Ребёнка звали Теа, Теодора. Ей было одиннадцать, и она была одна с тех пор, как родители ушли за едой и не вернулись ни спустя положенные два-три дня, ни через неделю. Только через месяц, когда она прикончила имевшиеся в доме припасы, кроме «неприкосновенных», поняла, что родители не вернутся и искать Убежище ей придётся самой. Решив, что настал «тот самый крайний случай», она немного поплакала, а потом нацепила на пояс собранные отцом вещи, надела уложенный им же рюкзак, забрала из корзинки оставшуюся картошку, поцеловала фотографию родителей и умершего младшего брата и ушла.
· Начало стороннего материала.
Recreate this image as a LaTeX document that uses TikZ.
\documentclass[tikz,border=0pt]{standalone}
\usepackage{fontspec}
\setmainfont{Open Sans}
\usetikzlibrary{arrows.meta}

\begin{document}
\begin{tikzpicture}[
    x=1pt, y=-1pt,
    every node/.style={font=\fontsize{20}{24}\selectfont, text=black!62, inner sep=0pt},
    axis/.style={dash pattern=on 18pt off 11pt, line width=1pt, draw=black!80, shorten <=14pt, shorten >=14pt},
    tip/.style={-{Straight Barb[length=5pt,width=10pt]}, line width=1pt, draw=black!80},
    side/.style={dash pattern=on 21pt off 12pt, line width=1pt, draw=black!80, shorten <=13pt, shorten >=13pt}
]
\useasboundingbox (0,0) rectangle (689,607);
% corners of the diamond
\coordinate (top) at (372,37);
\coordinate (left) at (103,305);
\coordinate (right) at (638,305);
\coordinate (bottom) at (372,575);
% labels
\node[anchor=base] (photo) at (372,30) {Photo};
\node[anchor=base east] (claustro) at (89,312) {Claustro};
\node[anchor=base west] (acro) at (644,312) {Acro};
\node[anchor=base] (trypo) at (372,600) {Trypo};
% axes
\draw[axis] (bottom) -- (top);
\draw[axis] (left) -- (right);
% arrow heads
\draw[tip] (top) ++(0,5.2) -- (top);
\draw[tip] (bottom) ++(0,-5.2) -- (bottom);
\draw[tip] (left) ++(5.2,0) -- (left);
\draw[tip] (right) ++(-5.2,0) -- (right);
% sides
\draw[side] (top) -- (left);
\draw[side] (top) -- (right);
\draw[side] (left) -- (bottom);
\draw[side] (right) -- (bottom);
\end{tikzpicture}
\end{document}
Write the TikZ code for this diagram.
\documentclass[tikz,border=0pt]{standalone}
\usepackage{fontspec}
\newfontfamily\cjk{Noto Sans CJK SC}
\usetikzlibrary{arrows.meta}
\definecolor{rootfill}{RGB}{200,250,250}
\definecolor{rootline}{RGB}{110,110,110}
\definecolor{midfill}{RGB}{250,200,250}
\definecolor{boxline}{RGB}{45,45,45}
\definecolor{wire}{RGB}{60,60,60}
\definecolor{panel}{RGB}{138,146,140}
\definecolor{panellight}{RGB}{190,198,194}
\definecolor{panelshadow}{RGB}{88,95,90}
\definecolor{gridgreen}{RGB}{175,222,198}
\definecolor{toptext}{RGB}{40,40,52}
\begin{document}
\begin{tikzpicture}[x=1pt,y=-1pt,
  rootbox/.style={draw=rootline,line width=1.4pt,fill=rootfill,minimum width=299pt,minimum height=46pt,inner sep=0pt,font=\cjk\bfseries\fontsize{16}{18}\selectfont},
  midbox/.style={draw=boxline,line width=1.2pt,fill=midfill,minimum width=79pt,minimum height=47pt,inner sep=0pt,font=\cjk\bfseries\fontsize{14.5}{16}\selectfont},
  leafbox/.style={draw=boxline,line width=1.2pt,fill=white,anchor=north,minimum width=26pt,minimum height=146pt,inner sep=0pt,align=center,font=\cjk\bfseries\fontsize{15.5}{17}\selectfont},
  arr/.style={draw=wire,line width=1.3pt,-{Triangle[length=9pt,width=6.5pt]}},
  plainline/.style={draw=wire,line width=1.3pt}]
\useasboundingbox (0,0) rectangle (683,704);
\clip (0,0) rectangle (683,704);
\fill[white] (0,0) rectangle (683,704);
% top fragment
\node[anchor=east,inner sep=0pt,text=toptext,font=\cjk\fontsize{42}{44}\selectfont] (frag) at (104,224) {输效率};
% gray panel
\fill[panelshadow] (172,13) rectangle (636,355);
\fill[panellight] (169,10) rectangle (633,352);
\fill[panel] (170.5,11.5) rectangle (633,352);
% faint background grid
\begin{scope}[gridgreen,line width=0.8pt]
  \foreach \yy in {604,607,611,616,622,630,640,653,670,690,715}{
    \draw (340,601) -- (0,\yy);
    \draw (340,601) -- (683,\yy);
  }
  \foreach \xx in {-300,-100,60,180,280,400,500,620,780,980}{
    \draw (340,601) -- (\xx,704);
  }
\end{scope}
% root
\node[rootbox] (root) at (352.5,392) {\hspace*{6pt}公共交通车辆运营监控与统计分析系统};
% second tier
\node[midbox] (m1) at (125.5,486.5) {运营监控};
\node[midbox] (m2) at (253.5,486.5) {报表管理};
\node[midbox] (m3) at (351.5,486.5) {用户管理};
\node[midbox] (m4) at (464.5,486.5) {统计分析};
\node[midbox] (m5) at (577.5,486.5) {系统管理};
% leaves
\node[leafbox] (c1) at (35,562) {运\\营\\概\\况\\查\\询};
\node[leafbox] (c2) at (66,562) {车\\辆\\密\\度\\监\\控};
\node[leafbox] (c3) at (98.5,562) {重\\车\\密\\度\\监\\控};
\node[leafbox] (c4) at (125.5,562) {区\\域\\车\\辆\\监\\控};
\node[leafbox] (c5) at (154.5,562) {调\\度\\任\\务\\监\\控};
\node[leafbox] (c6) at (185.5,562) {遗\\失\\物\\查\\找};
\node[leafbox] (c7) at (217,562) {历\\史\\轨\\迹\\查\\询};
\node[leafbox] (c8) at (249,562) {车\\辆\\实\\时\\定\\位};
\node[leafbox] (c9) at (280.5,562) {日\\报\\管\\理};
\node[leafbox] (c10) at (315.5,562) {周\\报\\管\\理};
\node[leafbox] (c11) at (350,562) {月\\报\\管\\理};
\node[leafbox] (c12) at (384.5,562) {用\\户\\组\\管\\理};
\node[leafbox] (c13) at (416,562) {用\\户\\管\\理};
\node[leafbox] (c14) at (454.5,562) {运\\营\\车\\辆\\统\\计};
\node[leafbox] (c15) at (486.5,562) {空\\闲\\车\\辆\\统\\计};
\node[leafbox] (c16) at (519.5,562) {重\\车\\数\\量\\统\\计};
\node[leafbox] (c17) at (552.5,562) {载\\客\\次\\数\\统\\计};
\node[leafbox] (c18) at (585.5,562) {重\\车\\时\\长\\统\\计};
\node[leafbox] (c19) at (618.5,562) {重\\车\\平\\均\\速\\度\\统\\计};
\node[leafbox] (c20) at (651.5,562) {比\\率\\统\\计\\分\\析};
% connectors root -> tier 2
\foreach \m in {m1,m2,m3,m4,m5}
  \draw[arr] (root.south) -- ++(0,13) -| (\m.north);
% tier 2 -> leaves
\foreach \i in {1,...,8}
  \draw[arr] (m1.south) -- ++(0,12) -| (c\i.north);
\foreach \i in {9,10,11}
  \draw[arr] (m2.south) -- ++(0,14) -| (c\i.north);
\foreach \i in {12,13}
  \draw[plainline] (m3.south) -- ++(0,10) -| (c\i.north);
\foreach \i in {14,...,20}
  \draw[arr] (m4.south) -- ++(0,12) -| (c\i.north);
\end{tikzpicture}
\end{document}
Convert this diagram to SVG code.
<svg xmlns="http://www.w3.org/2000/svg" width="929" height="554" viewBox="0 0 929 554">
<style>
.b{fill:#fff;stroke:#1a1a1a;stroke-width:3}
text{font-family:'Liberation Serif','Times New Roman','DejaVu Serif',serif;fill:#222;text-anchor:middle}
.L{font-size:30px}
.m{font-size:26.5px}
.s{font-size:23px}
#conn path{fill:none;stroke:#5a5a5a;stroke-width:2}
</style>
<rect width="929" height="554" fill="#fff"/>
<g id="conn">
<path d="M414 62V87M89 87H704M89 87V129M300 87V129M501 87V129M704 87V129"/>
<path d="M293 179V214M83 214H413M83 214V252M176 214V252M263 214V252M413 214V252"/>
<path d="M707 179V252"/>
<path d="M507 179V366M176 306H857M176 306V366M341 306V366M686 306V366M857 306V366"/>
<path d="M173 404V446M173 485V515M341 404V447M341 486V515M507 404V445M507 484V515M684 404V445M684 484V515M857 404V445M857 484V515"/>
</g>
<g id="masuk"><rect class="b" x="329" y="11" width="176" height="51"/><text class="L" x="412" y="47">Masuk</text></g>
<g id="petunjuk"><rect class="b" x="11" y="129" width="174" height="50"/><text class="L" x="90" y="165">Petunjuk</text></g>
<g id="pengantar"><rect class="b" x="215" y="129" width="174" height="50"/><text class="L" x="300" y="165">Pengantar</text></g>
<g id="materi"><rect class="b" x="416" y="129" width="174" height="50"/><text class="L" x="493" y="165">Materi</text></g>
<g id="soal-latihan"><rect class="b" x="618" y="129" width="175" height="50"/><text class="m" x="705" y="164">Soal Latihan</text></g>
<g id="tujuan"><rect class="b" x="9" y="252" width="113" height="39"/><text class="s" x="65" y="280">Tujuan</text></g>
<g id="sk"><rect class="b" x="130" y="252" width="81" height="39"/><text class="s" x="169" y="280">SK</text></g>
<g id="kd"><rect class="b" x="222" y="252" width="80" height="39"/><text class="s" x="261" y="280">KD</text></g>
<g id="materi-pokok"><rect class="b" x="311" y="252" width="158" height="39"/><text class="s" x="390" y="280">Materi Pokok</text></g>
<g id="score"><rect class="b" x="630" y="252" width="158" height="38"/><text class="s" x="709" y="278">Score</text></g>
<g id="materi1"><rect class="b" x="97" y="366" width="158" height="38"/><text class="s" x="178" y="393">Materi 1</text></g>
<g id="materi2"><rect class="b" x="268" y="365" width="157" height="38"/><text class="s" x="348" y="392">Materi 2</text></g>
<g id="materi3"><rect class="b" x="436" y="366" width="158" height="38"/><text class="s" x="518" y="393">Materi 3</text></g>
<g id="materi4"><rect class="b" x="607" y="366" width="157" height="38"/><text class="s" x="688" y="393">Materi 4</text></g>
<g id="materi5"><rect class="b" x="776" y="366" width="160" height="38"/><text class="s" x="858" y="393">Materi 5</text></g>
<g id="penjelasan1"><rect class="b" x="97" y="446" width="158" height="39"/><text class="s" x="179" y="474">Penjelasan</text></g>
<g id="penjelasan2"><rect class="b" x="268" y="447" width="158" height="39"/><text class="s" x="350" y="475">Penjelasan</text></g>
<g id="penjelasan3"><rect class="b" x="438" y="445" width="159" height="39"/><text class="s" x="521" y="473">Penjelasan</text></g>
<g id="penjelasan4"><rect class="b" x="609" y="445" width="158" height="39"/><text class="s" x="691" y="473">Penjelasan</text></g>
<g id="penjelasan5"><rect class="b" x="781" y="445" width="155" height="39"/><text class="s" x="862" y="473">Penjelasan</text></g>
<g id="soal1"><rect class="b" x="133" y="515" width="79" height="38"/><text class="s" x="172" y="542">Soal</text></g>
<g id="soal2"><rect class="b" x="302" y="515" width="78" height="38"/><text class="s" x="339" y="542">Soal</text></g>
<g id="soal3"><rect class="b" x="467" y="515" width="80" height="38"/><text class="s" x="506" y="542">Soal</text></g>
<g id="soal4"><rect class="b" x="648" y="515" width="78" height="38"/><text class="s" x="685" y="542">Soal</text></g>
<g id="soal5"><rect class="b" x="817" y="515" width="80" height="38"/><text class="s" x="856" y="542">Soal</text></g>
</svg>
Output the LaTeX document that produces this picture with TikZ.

Рюкзак был очень тяжёлый, и она никогда не ходила далеко одна, но у неё была «папина карта» и твёрдая уверенность, что «так надо». Страшнее всего было идти по границе земли Диких, которые ели людей, и по «горячей земле», которая светилась ночью и где можно заснуть и умереть, если не принимать специальные таблетки. Других людей Теа видела только два раза, но очень далеко. Её не заметили, и это было хорошо, потому что «папа говорил, что человек стал страшнее зверя».

Всё это и ещё многое другое он узнал от Теа, когда та выхаживала его, пичкая таблетками — «глотай, не бойся, меня мама учила», — и отпаивала (где только воду брала?) разведённым в кипятке сгущённым молоком, всякий раз угрожая мытьём с тем самым мылом, как только попадётся подходящий водоём.

Подходящий водоём попался на третий день их совместного пути. В центре островка буйно разросшейся зелени из земли торчала проржавевшая труба, из которой текла вода, образовав маленькое озерцо. Только, не смотря на обилие воды, Теа заметно погрустнела — это место, значившееся на карте как «Насосная станция», было последним ориентиром. Карта кончилась.

Вымывшись, пообедав и заполнив водой все имеющиеся ёмкости, он устало привалился спиной к шероховатому стволу дерева, под которым был разбит лагерь. Было решено остаться до утра, отдохнуть и как следует выспаться. Теа, вопреки обыкновению, была молчалива и всё время старалась себя чем-нибудь занять. Его же тянуло на разговоры. Всё-таки хорошо, когда есть с кем поговорить, даже если собеседнику всего одиннадцать лет от роду. Но девочка, угадав его желание, лишь велела снять рубашку и, выудив из кармана на поясе нитки с иголкой, принялась её чинить.